Creator, the culinary company behind the robot that makes burgers, was formerly known as Momentum Machines and was founded by entrepreneur Alex Vardakostas back in 2012. Armed with the expertise of a team of engineers from major companies like Apple, Tesla, and NASA as well as alumni from elite restaurants around the world, they set to work creating culinary robotics that could turn the way a kitchen functions on its head.

The 14-foot-long robot that makes burgers is referred to by the team as a “culinary instrument” rather than a robot, and has been advertised as a more efficient alternative to human cooks.

“June 27 is a big day,” said Vardakostas in an interview with Bloomberg. “When I started this process eight years ago, there wasn’t the inevitability that this would happen with food. Now not only is it inevitable, but it also produces a much higher quality product.”

The machine in action is a medley of moving parts that all work together to take a selection of ingredients and transform them into a customized burger that is cooked to perfection and the tastes of the person who ordered.

The Cooking Process

The process that the robot that makes burgers follows is pretty intricate and mesmerizing to watch. We’ve included a video of the process below.

First, the bun travels down a chute – propelled by a wooden block and air pressure. Once the bun is in the chute it is sliced, toasted, and deposited in a custom-made container as it prepares for the next portion of its journey. The prepared bread is then passed under sauce spigots – with the eight currently on offer including barbecue, onion jam, shiitake mushroom, and ballpark mustard.

Once the bun is sauced up it’s time for condiments. Pickles, tomatoes, and onions are sliced on demand – followed by shredded lettuce and then cheese. The bun meets up with the seasoned and cooked burger at the end of the line, with the patty making for a complete sandwich that is ready and waiting to head out to an appreciative customer.

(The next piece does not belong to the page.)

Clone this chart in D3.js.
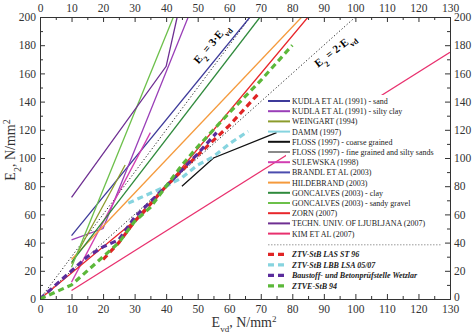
<!DOCTYPE html>
<html>
<head>
<meta charset="utf-8">
<script src="https://cdn.jsdelivr.net/npm/d3@7"></script>
<style>
  body { margin: 0; background: #fff; }
  svg { font-family: "Liberation Serif", "Times New Roman", serif; }
</style>
</head>
<body>
<script>
// data, [Evd, E2] pairs
const kudlaSand = [[10, 45], [66.6, 200]];
const kudlaSilty = [[10, 42], [20, 50], [47, 200]];
const weingart = [[10, 25], [27, 95]];
const damm = [];
const flossCoarse = [[45, 80], [55, 100], [75, 118]];
const flossFine = [];
const sulewska = [[10, 12], [35, 118]];
const brandl = [];
const hildebrand = [[10, 28], [83, 200]];
const goncalvesClay = [[10, 26], [69.8, 200]];
const goncalvesSandy = [[10, 22.5], [42.3, 200]];
const zorn = [[0, 0], [33, 61], [85, 200]];
const ljubljana = [[10, 72], [40, 165], [43.5, 200]];
const kim = [[10, 6], [130, 175]];

const ztvLas = [[20, 28], [25, 40], [30, 55], [40, 80], [50, 102], [60, 123], [69, 145]];
const ztvLbb = [[28, 68], [35, 75], [40, 80], [45, 86], [50, 95], [55, 101], [60, 110], [66, 119]];
const baustoff = [[0, 0], [10, 20], [15, 30], [20, 37], [25, 42], [30, 58], [40, 80], [50, 103], [56, 118]];
const ztve = [[0, 0], [10, 10], [20, 30], [25, 40], [30, 55], [35, 65], [40, 80], [45, 95], [50, 108], [60, 132], [70, 155], [80, 180]];

const ratio3 = [[0, 0], [66.7, 200]];
const ratio2 = [[0, 0], [100, 200]];

const xTicks = d3.range(0, 131, 10);
const yTicks = d3.range(0, 201, 20);

const solidSeries = [
  { name: "KUDLA ET AL (1991) - sand", data: kudlaSand, color: "#3d3a9a" },
  { name: "KUDLA ET AL (1991) - silty clay", data: kudlaSilty, color: "#9a3fb8" },
  { name: "WEINGART (1994)", data: weingart, color: "#8c9c2c" },
  { name: "DAMM (1997)", data: damm, color: "#86d4df" },
  { name: "FLOSS (1997) - coarse grained", data: flossCoarse, color: "#111111" },
  { name: "FLOSS (1997) - fine grained and silty sands", data: flossFine, color: "#8a8a8a" },
  { name: "SULEWSKA (1998)", data: sulewska, color: "#d23fb2" },
  { name: "BRANDL ET AL (2003)", data: brandl, color: "#4b4cae" },
  { name: "HILDEBRAND (2003)", data: hildebrand, color: "#f59a3c" },
  { name: "GONCALVES (2003) - clay", data: goncalvesClay, color: "#2f8a3c" },
  { name: "GONCALVES (2003) - sandy gravel", data: goncalvesSandy, color: "#6cc04a" },
  { name: "ZORN (2007)", data: zorn, color: "#e8262b" },
  { name: "TECHN. UNIV. OF LJUBLJANA (2007)", data: ljubljana, color: "#6e2f92" },
  { name: "KIM ET AL (2007)", data: kim, color: "#e8306e" }
];

const dashedSeries = [
  { name: "ZTV-StB LAS ST 96", data: ztvLas, color: "#e02424" },
  { name: "ZTV-StB LBB LSA 05/07", data: ztvLbb, color: "#86d4df" },
  { name: "Baustoff- und Betonprüfstelle Wetzlar", data: baustoff, color: "#5a2c9c" },
  { name: "ZTVE-StB 94", data: ztve, color: "#5cb83a" }
];

const width = 474, height = 335;
const margin = { top: 17, right: 24, bottom: 36, left: 40 };

const x = d3.scaleLinear().domain([0, 130]).range([margin.left, width - margin.right]);
const y = d3.scaleLinear().domain([0, 200]).range([height - margin.bottom, margin.top]);

const svg = d3.select("body").append("svg")
  .attr("width", width)
  .attr("height", height);

svg.append("clipPath").attr("id", "plot")
  .append("rect")
  .attr("x", x(0)).attr("y", y(200))
  .attr("width", x(130) - x(0)).attr("height", y(0) - y(200));

const line = d3.line().x(d => x(d[0])).y(d => y(d[1]));
const g = svg.append("g").attr("clip-path", "url(#plot)");

// ratio lines
g.selectAll(".ratio")
  .data([ratio3, ratio2])
  .join("path")
  .attr("d", line)
  .attr("fill", "none")
  .attr("stroke", "#222")
  .attr("stroke-width", 1)
  .attr("stroke-dasharray", "1.2,2.2");

g.selectAll(".solid")
  .data(solidSeries.filter(s => s.data.length))
  .join("path")
  .attr("d", d => line(d.data))
  .attr("fill", "none")
  .attr("stroke", d => d.color)
  .attr("stroke-width", 1.3);

g.selectAll(".dashed")
  .data(dashedSeries)
  .join("path")
  .attr("d", d => line(d.data))
  .attr("fill", "none")
  .attr("stroke", d => d.color)
  .attr("stroke-width", 3.2)
  .attr("stroke-dasharray", "6,4");

// ratio labels
function ratioLabel(cx, cy, angle, k) {
  const t = svg.append("text")
    .attr("transform", `translate(${cx},${cy}) rotate(${angle})`)
    .attr("text-anchor", "middle")
    .attr("font-size", 11)
    .attr("font-weight", "bold");
  t.append("tspan").text("E");
  t.append("tspan").attr("baseline-shift", "sub").attr("font-size", 8).text("2");
  t.append("tspan").text(` = ${k}·E`);
  t.append("tspan").attr("baseline-shift", "sub").attr("font-size", 8).text("vd");
}
ratioLabel(214, 46, -50, 3);
ratioLabel(337, 53, -38, 2);

// axes
const fmt = d3.format("d");
function styleAxis(a) {
  a.select(".domain").attr("stroke", "#333");
  a.selectAll(".tick line").attr("stroke", "#333");
  a.selectAll("text").attr("font-size", 11.5).attr("fill", "#333")
    .attr("font-family", "Liberation Serif, serif");
}
const minorX = d3.range(5, 130, 10);
const minorY = d3.range(10, 200, 20);

[["bottom", d3.axisBottom, y(0)], ["top", d3.axisTop, y(200)]].forEach(([k, ax, ty]) => {
  const a = svg.append("g").attr("transform", `translate(0,${ty})`)
    .call(ax(x).tickValues(xTicks).tickFormat(fmt).tickSize(-5).tickPadding(k === "bottom" ? 6 : 5));
  styleAxis(a);
  svg.append("g").attr("transform", `translate(0,${ty})`)
    .call(ax(x).tickValues(minorX).tickFormat("").tickSize(-3))
    .call(s => s.select(".domain").remove())
    .selectAll("line").attr("stroke", "#333");
});
[["left", d3.axisLeft, x(0)], ["right", d3.axisRight, x(130)]].forEach(([k, ax, tx]) => {
  const a = svg.append("g").attr("transform", `translate(${tx},0)`)
    .call(ax(y).tickValues(yTicks).tickFormat(fmt).tickSize(-5).tickPadding(4));
  styleAxis(a);
  if (k === "right") a.selectAll(".tick").filter(d => d === 0).select("text").attr("dy", "0.1em");
  svg.append("g").attr("transform", `translate(${tx},0)`)
    .call(ax(y).tickValues(minorY).tickFormat("").tickSize(-3))
    .call(s => s.select(".domain").remove())
    .selectAll("line").attr("stroke", "#333");
});

// axis titles
const xt = svg.append("text")
  .attr("x", 244).attr("y", 327)
  .attr("text-anchor", "middle")
  .attr("font-size", 14).attr("fill", "#333");
xt.append("tspan").text("E");
xt.append("tspan").attr("baseline-shift", "sub").attr("font-size", 9).text("vd");
xt.append("tspan").attr("baseline-shift", "baseline").text(", N/mm");
xt.append("tspan").attr("baseline-shift", "super").attr("font-size", 9).text("2");

const yt = svg.append("text")
  .attr("transform", "translate(15,150) rotate(-90)")
  .attr("text-anchor", "middle")
  .attr("font-size", 14).attr("fill", "#333");
yt.append("tspan").text("E");
yt.append("tspan").attr("baseline-shift", "sub").attr("font-size", 10).text("2");
yt.append("tspan").text(", N/mm");
yt.append("tspan").attr("baseline-shift", "super").attr("font-size", 10).text("2");

// legend
const lx = 268, ly = 101, step = 10.2;
svg.append("rect")
  .attr("x", 286).attr("y", 95)
  .attr("width", 158).attr("height", 197)
  .attr("fill", "#fff");

const leg = svg.append("g");
solidSeries.forEach((s, i) => {
  const yy = ly + i * step;
  leg.append("line").attr("x1", lx).attr("x2", lx + 22).attr("y1", yy).attr("y2", yy)
    .attr("stroke", s.color).attr("stroke-width", 2);
  leg.append("text").attr("x", lx + 24).attr("y", yy + 3)
    .attr("font-size", 8).attr("fill", "#222").text(s.name);
});
const sepY = ly + 14 * step + 1;
leg.append("line").attr("x1", lx).attr("x2", 441).attr("y1", sepY).attr("y2", sepY)
  .attr("stroke", "#555").attr("stroke-width", 0.6).attr("stroke-dasharray", "1.5,1.5");
dashedSeries.forEach((s, i) => {
  const yy = sepY + 9.5 + i * 10.5;
  leg.append("line").attr("x1", lx).attr("x2", lx + 20).attr("y1", yy).attr("y2", yy)
    .attr("stroke", s.color).attr("stroke-width", 3.2).attr("stroke-dasharray", "6,4");
  leg.append("text").attr("x", lx + 24).attr("y", yy + 3)
    .attr("font-size", 8).attr("font-style", "italic").attr("font-weight", "bold")
    .attr("fill", "#222").text(s.name);
});
</script>
</body>
</html>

Outside of the robot that makes burgers, there aren’t really any employees needed besides “concierges” that take orders and payments as well as deliver the burgers.

Taste For Yourself

Creator will be open for lunch on Wednesdays and Thursdays and will be available to a limited number of diners through an online ticketing system through August. Once September comes around, Creator will fully open to the public.

It’s important to note that this robot that makes burgers is equipped as a gourmet machine rather than a simple burger flipper, and it goes to show that automation can extend far beyond a simple fast food sandwich like you’d find at McDonald’s or Burger King.

It will be interesting to see how this sort of technology will be implemented in the near future, but there are millions of dollars being poured into culinary automation. It’s likely that Creator and their burger-flipping robot are only the beginning of a future of food expertly crafted by machines.

As mentioned above, there will always be some debate as to whether these sorts of automation solutions are helping or harming the food industry, and there’s definitely a potential for jobs to be threatened as time goes on. However, this problem isn’t unique to the food industry by any means. As our society becomes more and more reliant on technology for efficiency and convenience, we will have to start examining our place as workers in a newly-robotic world.